I am testing SST on a PXC 5.6.24 cluster in AWS. The nodes are c3.4xlarge and the datadirs are RAID-0 over the two ephemeral SSD drives in that instance type. These instances are all in the same region.
My simulated application is using only node1 in the cluster and is sysbench OLTP with 200 tables with 1M rows each. This comes out to just under 50G of data. The test application runs on a separate server with 32 threads.
The PXC cluster itself is tuned to best practices for Innodb and Galera performance
In my first test the cluster is a single member (receiving workload) and I am joining node2. This configuration is untuned for SST. I measured the time from when mysqld started on node2 until it entered the Synced state (i.e., fully caught up). In the log, it looked like this:
150724 15:59:24 mysqld_safe Starting mysqld daemon with databases from /var/lib/mysql
... lots of other output ...
2015-07-24 16:48:39 31084 [Note] WSREP: Shifting JOINED -> SYNCED (TO: 4647341)
Doing some math on the above, we find that the SST took 51 minutes to complete.
One of the first things I noticed was that the –apply-log step on the Joiner was very slow. Anyone who uses Xtrabackup a lot will know that –apply-log will be a lot faster if you give it some extra RAM to use while making the backup consistent via the –use-memory option. We can set this in our my.cnf like this:
The [sst] section is a special one understood only by the xtrabackup-v2 script. inno-apply-opts allows me to specify arguments to innobackupex when it runs.
Note that this change only applies to the Joiner (i.e., you don’t have to put it on all your nodes and restart them to take advantage of it).
This change immediately makes a huge improvement to our above scenario (node2 joining node1 under load) and the SST now takes just over 30 minutes.

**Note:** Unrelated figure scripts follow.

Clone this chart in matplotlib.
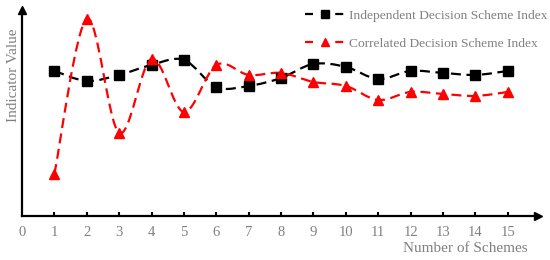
import numpy as np
import matplotlib.pyplot as plt
from matplotlib.path import Path
from matplotlib.patches import PathPatch
from matplotlib.lines import Line2D

schemes = list(range(1, 16))
independent = [0.725, 0.675, 0.705, 0.755, 0.78, 0.645, 0.65, 0.69,
               0.76, 0.745, 0.685, 0.725, 0.715, 0.705, 0.725]
correlated = [0.21, 0.985, 0.415, 0.785, 0.52, 0.755, 0.705, 0.715,
              0.67, 0.65, 0.58, 0.62, 0.61, 0.60, 0.62]
x_ticks = list(range(0, 16))
labels = ['Independent Decision Scheme Index', 'Correlated Decision Scheme Index']

gray = '#808080'
plt.rcParams['font.family'] = ['Liberation Serif', 'DejaVu Serif']


def smooth_path(xs, ys):
    """Catmull-Rom curve through the points, as cubic Bezier segments."""
    pts = np.column_stack([xs, ys]).astype(float)
    verts = [pts[0]]
    codes = [Path.MOVETO]
    n = len(pts)
    for i in range(n - 1):
        p0 = pts[i - 1] if i > 0 else pts[i]
        p1, p2 = pts[i], pts[i + 1]
        p3 = pts[i + 2] if i + 2 < n else pts[i + 1]
        c1 = p1 + (p2 - p0) / 6
        c2 = p2 - (p3 - p1) / 6
        verts += [c1, c2, p2]
        codes += [Path.CURVE4] * 3
    return Path(verts, codes)


fig = plt.figure(figsize=(5.5, 2.6), dpi=100)
ax = fig.add_axes([0.04, 0.169, 0.938, 0.793])

series = [(independent, 'black', 's'), (correlated, 'red', '^')]
for vals, col, mk in series:
    patch = PathPatch(smooth_path(schemes, vals), fill=False, edgecolor=col,
                      lw=1.6, linestyle=(0, (4.5, 2.5)))
    ax.add_patch(patch)
    ax.plot(schemes, vals, linestyle='none', marker=mk, color=col, markersize=6.5)

ax.set_xlim(0, 15.93)
ax.set_ylim(0, 1.03)
ax.set_xticks(x_ticks)
ax.set_xticklabels([str(t) for t in x_ticks], color=gray, fontsize=10.5)
ax.set_yticks([])
ax.tick_params(axis='x', direction='in', length=3, width=1.5, pad=7)
ax.get_xticklines()[0].set_visible(False)
ax.get_xticklines()[1].set_visible(False)

for s in ['top', 'right']:
    ax.spines[s].set_visible(False)
for s in ['left', 'bottom']:
    ax.spines[s].set_linewidth(1.6)
ax.plot(1, 0, '>k', markersize=6, transform=ax.transAxes, clip_on=False)
ax.plot(0, 1, '^k', markersize=6, transform=ax.transAxes, clip_on=False)

fig.text(0.96, 0.03, 'Number of Schemes', color=gray, fontsize=11, ha='right')
fig.text(0.024, 0.71, 'Indicator Value', color=gray, fontsize=11,
         rotation=90, ha='center', va='center')

handles = [Line2D([], [], color=c, lw=1.6, linestyle=(0, (3.6, 10)),
                  marker=m, markersize=5.5) for _, c, m in series]
leg = ax.legend(handles, labels, loc='upper right', bbox_to_anchor=(1.043, 1.06),
                frameon=False, fontsize=9.7, handlelength=3.0, handletextpad=0.3,
                labelspacing=1.15)
for t in leg.get_texts():
    t.set_color(gray)

fig.savefig('out.png', dpi=100)
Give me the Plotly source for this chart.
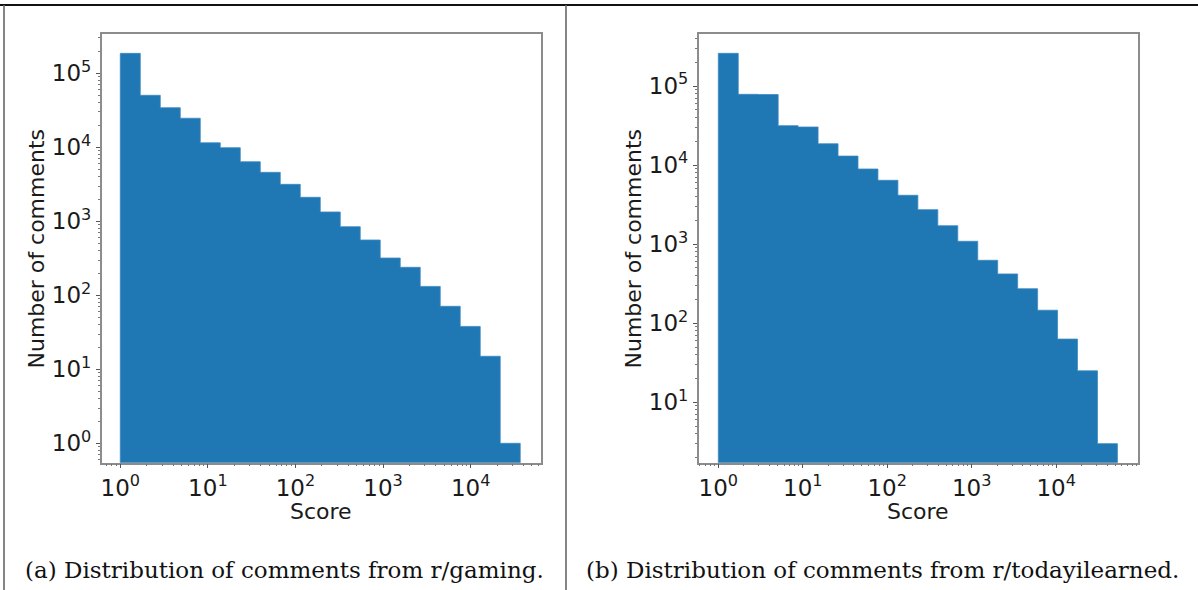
import numpy as np
import plotly.graph_objects as go

# Comment-score histograms (20 log-spaced bins starting at score 1)
gaming_max_score = 36800
gaming_counts = [186000, 50400, 34300, 24700, 11500, 9880, 6380, 4590, 3160, 2110,
                 1336, 845, 559, 319, 239, 132, 71, 38, 15, 1]

til_max_score = 53100
til_counts = [259000, 78500, 78000, 31500, 30300, 18600, 13000, 8920, 6420, 4150,
              2730, 1710, 1087, 625, 420, 273, 146, 63, 25, 3]

x_tick_vals = [1, 10, 100, 1000, 10000]
x_tick_text = ["10<sup>0</sup>", "10<sup>1</sup>", "10<sup>2</sup>", "10<sup>3</sup>", "10<sup>4</sup>"]
y_tick_vals_a = [1, 10, 100, 1000, 10000, 100000]
y_tick_text_a = ["10<sup>0</sup>", "10<sup>1</sup>", "10<sup>2</sup>", "10<sup>3</sup>",
                 "10<sup>4</sup>", "10<sup>5</sup>"]
y_tick_vals_b = [10, 100, 1000, 10000, 100000]
y_tick_text_b = ["10<sup>1</sup>", "10<sup>2</sup>", "10<sup>3</sup>", "10<sup>4</sup>", "10<sup>5</sup>"]

captions = ["(a) Distribution of comments from r/gaming.",
            "(b) Distribution of comments from r/todayilearned."]

BLUE = "#1f77b4"
W, H = 1198, 590


def step_polygon(edges, counts, base=1e-2):
    xs, ys = [edges[0]], [base]
    for i, c in enumerate(counts):
        xs += [edges[i], edges[i + 1]]
        ys += [c, c]
    xs.append(edges[-1])
    ys.append(base)
    return xs, ys


def log_edges(max_score, n_bins):
    return np.logspace(0, np.log10(max_score), n_bins + 1)


minor_vals = [m * 10 ** k for k in range(-1, 7) for m in range(2, 10)]

fig = go.Figure()

for k, (mx, counts) in enumerate([(gaming_max_score, gaming_counts), (til_max_score, til_counts)]):
    edges = log_edges(mx, len(counts))
    xs, ys = step_polygon(edges, counts)
    sfx = "" if k == 0 else "2"
    fig.add_trace(go.Scatter(x=xs, y=ys, mode="lines", fill="toself", fillcolor=BLUE,
                             line=dict(color="#3d8ac2", width=0.8), hoverinfo="skip",
                             xaxis="x" + sfx, yaxis="y" + sfx, showlegend=False))


def px_x(a, b):
    return [a / W, b / W]


def px_y(top, bottom):
    return [1 - bottom / H, 1 - top / H]


axis_common = dict(type="log", showgrid=False, zeroline=False, showline=True, mirror=True,
                   linecolor="#8c8c8c", linewidth=1.5, ticks="outside", ticklen=4,
                   tickwidth=1, tickcolor="#555555",
                   tickfont=dict(family="DejaVu Sans", size=23, color="#1a1a1a"),
                   minor=dict(ticks="outside", ticklen=2, tickwidth=0.8, tickcolor="#777777",
                              tickmode="array", tickvals=minor_vals, showgrid=False))

fig.update_layout(
    width=W, height=H, margin=dict(l=0, r=0, t=0, b=0),
    paper_bgcolor="white", plot_bgcolor="white",
    xaxis=dict(axis_common, domain=px_x(101.7, 541), range=[-0.212, 4.803],
               tickmode="array", tickvals=x_tick_vals, ticktext=x_tick_text, anchor="y"),
    yaxis=dict(axis_common, domain=px_y(34.3, 462.7), range=[-0.262, 5.527],
               tickmode="array", tickvals=y_tick_vals_a, ticktext=y_tick_text_a, anchor="x"),
    xaxis2=dict(axis_common, domain=px_x(698.7, 1137.7), range=[-0.232, 4.965],
                tickmode="array", tickvals=x_tick_vals, ticktext=x_tick_text, anchor="y2"),
    yaxis2=dict(axis_common, domain=px_y(34.3, 462.7), range=[0.236, 5.654],
                tickmode="array", tickvals=y_tick_vals_b, ticktext=y_tick_text_b, anchor="x2"),
)

label_font = dict(family="DejaVu Sans", size=22, color="#1a1a1a")
cap_font = dict(family="DejaVu Serif", size=23, color="#111111")
for cx_plot, cx_title, cx_cap, caption in [(321.3, 36, 284.5, captions[0]),
                                           (918.2, 633, 882, captions[1])]:
    fig.add_annotation(x=cx_plot / W, y=1 - 511 / H, xref="paper", yref="paper",
                       text="Score", showarrow=False, font=label_font,
                       xanchor="center", yanchor="middle")
    fig.add_annotation(x=cx_title / W, y=1 - 248.5 / H, xref="paper", yref="paper",
                       text="Number of comments", showarrow=False, font=label_font,
                       textangle=-90, xanchor="center", yanchor="middle")
    fig.add_annotation(x=cx_cap / W, y=1 - 570 / H, xref="paper", yref="paper",
                       text=caption, showarrow=False, font=cap_font,
                       xanchor="center", yanchor="middle")

# Panel frame lines
fig.add_shape(type="line", xref="paper", yref="paper", x0=0, x1=1, y0=1 - 5 / H, y1=1 - 5 / H,
              line=dict(color="#111111", width=2))
for xv in [4, 566]:
    fig.add_shape(type="line", xref="paper", yref="paper", x0=xv / W, x1=xv / W,
                  y0=0, y1=1 - 5 / H, line=dict(color="#666666", width=1.6))

fig.write_html("out.html")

Another slow part of getting to Synced is how long it takes to apply transactions up to realtime after the backup is restored and in place on the Joiner. We can improve this throughput by increasing the number of apply threads on the Joiner to make better use of the CPU. Prior to this wsrep_slave_threads was set to 1, but if I increase this to 32 (there are 16 cores on this instance type) my SST now takes 25m 32s
xtrabackup-v2 supports adding a compression process into the datastream. On the Donor it compresses and on the Joiner it decompresses. This allows you to trade CPU for transfer speed. If your bottleneck turns out to be network transport and you have spare CPU, this can help a lot.
Further, I can use pigz instead of gzip to get parallel compression, but theoretically any compression utilization can work as long as it can compress and decompress standard input to standard output. I install the ‘pigz’ package on all my nodes and change my my.cnf like this:
Both the Joiner and the Donor must have the respective decompressor and compressor settings or the SST will fail with a vague error message (not actually having pigz installed will do the same thing).
By adding compression, my SST is down to 21 minutes, but there’s a catch. My application performance starts to take a serious nose-dive during this test. Pigz is consuming most of the CPU on my Donor, which is also my primary application node. This may or may not hurt your application workload in the same way, but this emphasizes the importance of understanding (and measuring) the performance impact of SST has on your Donor nodes.
To alleviate the problem with the application, I now leave node2 up and spin up node3. Since I’m expecting node2 to normally not be receiving application traffic directly, I can configure node3 to prefer node2 as its donor like this:
wsrep_sst_donor = node2,
When node3 starts, this setting instructs the cluster that node3 is the preferred donor, but if that’s not available, pick something else (that’s what the trailing comma means).
Donor nodes are permitted to fall behind in replication apply as needed without sending flow control. Sending application traffic to such a node may see an increase in the amount of stale data as well as certification failures for writes (not to mention the performance issues we saw above with node1). Since node2 is not getting application traffic, moving into the Donor state and doing an expensive SST with pigz compression should be relatively safe for the rest of the cluster (in this case, node1).
Even if you don’t have a dedicated donor, if you use a load balancer of some kind in front of your cluster, you may elect to consider Donor nodes as failing their health checks so application traffic is diverted during any state transfer.
When I brought up node3, with node2 as the donor, the SST time dropped to 18m 33s
Each of these tunings helped the SST speed, though the later adjustments maybe had less of a direct impact. Depending on your workload, database size, network and CPU available, your mileage may of course vary. Your tunings should vary accordingly, but also realize you may actually want to limit (and not increase) the speed of state transfers in some cases to avoid other problems. For example, I’ve seen several clusters get unstable during SST and the only explanation for this is the amount of network bandwidth consumed by the state transfer preventing the actual Galera communication between the nodes. Be sure to consider the overall state of production when tuning your SSTs.